___ Dataset

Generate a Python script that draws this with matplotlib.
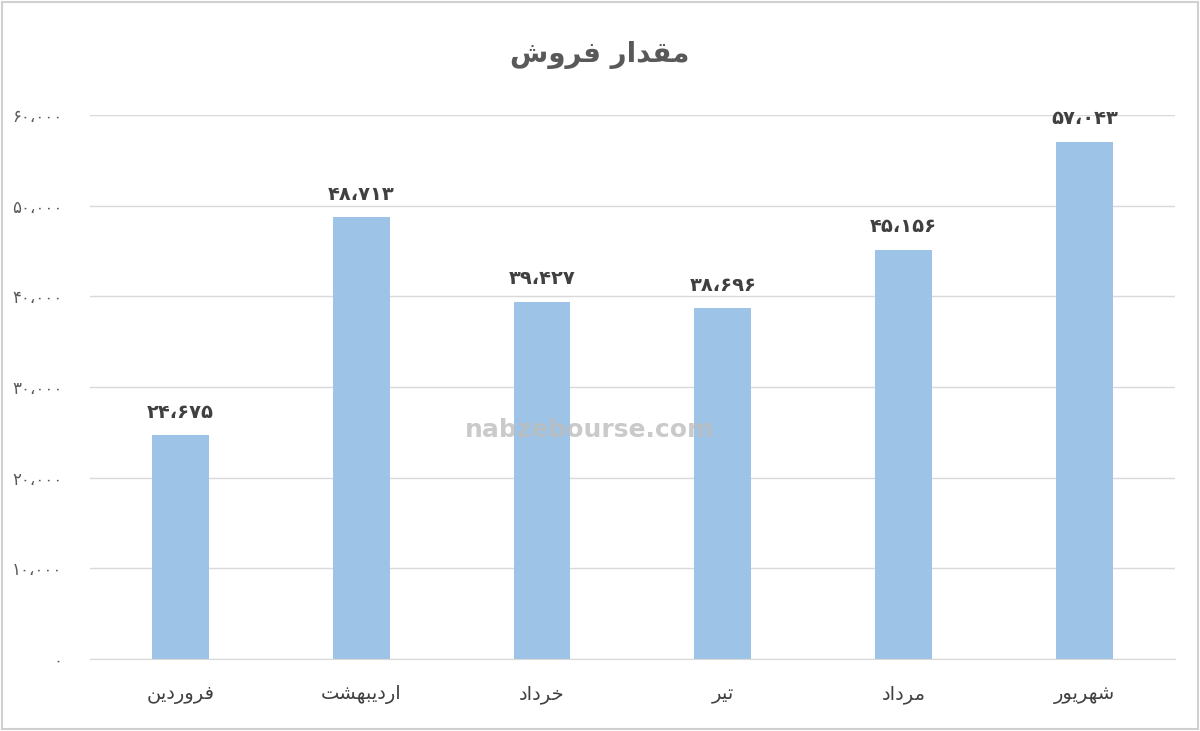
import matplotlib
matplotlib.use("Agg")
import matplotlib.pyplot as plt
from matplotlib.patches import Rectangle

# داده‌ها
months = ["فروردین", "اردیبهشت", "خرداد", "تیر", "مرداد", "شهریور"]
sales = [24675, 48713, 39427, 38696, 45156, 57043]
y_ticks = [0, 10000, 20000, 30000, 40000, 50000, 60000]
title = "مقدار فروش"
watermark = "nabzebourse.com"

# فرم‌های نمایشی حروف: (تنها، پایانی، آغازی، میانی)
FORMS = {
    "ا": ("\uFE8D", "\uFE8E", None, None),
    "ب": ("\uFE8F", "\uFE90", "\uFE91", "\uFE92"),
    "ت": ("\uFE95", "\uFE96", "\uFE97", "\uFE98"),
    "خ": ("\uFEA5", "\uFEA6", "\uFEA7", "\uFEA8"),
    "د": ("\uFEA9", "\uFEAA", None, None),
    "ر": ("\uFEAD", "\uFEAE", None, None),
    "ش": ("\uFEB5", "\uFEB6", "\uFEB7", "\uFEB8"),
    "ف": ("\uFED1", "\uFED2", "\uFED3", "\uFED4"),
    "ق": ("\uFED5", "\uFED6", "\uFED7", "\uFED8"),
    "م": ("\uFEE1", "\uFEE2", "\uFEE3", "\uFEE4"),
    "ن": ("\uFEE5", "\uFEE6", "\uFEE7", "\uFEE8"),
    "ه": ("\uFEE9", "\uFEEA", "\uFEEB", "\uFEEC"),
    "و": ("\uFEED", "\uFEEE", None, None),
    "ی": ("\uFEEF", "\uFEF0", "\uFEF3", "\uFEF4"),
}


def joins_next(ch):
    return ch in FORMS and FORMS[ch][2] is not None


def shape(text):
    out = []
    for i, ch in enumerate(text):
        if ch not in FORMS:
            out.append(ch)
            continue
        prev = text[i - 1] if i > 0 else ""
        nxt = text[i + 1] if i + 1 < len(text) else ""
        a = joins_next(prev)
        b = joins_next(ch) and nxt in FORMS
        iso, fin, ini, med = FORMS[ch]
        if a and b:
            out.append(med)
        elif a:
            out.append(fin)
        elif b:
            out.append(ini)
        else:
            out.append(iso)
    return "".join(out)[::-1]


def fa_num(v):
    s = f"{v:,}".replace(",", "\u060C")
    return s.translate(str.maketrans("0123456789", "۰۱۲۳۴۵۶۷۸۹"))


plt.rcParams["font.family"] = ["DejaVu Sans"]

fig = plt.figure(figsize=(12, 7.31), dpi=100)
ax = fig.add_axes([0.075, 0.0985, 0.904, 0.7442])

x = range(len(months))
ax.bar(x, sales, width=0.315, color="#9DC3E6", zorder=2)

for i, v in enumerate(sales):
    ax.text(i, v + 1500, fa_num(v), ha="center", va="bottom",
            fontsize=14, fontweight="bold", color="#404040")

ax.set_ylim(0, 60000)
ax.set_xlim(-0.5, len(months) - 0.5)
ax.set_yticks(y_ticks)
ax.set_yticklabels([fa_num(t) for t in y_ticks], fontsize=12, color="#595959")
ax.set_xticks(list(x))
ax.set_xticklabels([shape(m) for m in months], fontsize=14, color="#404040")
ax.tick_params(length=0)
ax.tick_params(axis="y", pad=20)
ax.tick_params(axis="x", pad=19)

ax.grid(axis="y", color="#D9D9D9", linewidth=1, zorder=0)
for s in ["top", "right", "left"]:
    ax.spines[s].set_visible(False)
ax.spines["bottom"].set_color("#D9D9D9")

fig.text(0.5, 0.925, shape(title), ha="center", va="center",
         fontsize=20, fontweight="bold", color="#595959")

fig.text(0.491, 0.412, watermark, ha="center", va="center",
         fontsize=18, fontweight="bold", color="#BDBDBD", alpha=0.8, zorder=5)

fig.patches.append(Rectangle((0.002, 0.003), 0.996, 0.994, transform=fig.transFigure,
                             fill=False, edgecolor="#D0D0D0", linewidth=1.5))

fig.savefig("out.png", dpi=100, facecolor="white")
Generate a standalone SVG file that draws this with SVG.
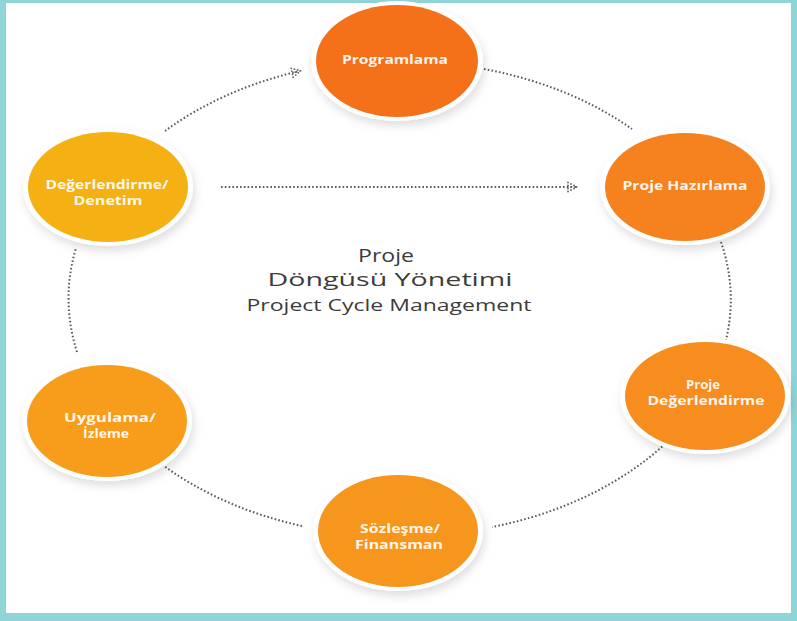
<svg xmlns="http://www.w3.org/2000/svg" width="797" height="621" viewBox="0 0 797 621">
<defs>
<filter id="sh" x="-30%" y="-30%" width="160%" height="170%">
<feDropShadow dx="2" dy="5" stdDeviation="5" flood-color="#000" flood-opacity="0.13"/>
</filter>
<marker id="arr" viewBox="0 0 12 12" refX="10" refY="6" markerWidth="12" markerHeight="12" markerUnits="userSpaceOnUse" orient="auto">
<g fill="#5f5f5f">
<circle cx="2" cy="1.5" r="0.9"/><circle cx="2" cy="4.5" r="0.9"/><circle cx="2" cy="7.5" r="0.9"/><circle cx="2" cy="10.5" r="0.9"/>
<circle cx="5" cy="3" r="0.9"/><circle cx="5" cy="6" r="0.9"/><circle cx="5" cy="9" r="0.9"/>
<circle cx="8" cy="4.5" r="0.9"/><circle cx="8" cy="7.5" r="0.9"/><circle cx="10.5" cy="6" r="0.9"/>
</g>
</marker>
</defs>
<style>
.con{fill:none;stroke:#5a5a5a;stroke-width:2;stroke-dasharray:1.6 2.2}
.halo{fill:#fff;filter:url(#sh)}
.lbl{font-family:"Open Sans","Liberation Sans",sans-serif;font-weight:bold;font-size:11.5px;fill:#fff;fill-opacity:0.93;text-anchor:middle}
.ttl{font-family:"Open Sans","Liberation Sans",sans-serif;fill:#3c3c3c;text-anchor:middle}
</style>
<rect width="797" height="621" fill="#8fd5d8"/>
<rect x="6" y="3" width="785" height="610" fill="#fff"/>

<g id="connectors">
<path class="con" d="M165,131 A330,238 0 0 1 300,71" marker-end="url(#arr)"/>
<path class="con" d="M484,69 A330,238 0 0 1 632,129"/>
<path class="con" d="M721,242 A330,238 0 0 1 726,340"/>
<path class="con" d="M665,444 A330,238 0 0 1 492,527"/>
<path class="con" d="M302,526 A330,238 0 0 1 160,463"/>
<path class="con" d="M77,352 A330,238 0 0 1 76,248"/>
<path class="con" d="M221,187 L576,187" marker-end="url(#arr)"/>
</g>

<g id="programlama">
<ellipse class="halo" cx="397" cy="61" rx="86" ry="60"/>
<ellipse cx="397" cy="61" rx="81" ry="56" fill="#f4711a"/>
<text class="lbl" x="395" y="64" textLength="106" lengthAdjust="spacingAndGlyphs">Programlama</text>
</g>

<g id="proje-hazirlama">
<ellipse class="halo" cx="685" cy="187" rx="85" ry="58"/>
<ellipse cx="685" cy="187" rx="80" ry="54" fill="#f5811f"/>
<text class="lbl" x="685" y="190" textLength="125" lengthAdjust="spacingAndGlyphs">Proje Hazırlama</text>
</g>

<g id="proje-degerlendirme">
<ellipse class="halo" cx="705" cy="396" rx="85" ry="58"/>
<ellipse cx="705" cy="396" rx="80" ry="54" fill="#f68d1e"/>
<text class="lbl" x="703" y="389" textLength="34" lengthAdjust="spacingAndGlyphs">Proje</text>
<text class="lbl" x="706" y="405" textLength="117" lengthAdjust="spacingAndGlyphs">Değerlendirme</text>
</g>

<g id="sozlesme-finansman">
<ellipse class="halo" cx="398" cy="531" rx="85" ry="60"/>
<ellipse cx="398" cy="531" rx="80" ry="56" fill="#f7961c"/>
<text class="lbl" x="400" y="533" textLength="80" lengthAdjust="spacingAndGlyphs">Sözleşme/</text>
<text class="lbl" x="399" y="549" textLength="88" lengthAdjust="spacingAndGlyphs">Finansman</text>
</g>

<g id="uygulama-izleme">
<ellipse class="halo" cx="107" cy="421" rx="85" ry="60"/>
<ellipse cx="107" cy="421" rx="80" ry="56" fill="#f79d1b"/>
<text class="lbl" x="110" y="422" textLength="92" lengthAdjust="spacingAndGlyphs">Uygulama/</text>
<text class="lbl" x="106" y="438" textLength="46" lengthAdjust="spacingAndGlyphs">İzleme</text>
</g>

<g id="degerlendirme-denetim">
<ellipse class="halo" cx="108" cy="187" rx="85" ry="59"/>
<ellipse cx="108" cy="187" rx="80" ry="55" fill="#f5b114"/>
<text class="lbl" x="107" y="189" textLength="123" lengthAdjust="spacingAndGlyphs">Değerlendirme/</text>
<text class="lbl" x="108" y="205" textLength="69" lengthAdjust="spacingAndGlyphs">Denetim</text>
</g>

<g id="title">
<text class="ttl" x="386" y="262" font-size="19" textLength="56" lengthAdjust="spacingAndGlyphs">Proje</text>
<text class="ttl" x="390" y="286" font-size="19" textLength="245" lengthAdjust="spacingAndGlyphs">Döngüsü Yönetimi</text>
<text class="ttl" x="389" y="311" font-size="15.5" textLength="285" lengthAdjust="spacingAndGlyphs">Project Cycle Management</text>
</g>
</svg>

______

* [What is needed]: Exactly as written, repeat the lines from the beginning of the entries up to and including the line with "return ch in", but not the pictures.

* [Written reply]:
Generate a Python script that draws this with matplotlib.
import matplotlib
matplotlib.use("Agg")
import matplotlib.pyplot as plt
from matplotlib.patches import Rectangle

# داده‌ها
months = ["فروردین", "اردیبهشت", "خرداد", "تیر", "مرداد", "شهریور"]
sales = [24675, 48713, 39427, 38696, 45156, 57043]
y_ticks = [0, 10000, 20000, 30000, 40000, 50000, 60000]
title = "مقدار فروش"
watermark = "nabzebourse.com"

# فرم‌های نمایشی حروف: (تنها، پایانی، آغازی، میانی)
FORMS = {
    "ا": ("\uFE8D", "\uFE8E", None, None),
    "ب": ("\uFE8F", "\uFE90", "\uFE91", "\uFE92"),
    "ت": ("\uFE95", "\uFE96", "\uFE97", "\uFE98"),
    "خ": ("\uFEA5", "\uFEA6", "\uFEA7", "\uFEA8"),
    "د": ("\uFEA9", "\uFEAA", None, None),
    "ر": ("\uFEAD", "\uFEAE", None, None),
    "ش": ("\uFEB5", "\uFEB6", "\uFEB7", "\uFEB8"),
    "ف": ("\uFED1", "\uFED2", "\uFED3", "\uFED4"),
    "ق": ("\uFED5", "\uFED6", "\uFED7", "\uFED8"),
    "م": ("\uFEE1", "\uFEE2", "\uFEE3", "\uFEE4"),
    "ن": ("\uFEE5", "\uFEE6", "\uFEE7", "\uFEE8"),
    "ه": ("\uFEE9", "\uFEEA", "\uFEEB", "\uFEEC"),
    "و": ("\uFEED", "\uFEEE", None, None),
    "ی": ("\uFEEF", "\uFEF0", "\uFEF3", "\uFEF4"),
}


def joins_next(ch):
    return ch in FORMS and FORMS[ch][2] is not None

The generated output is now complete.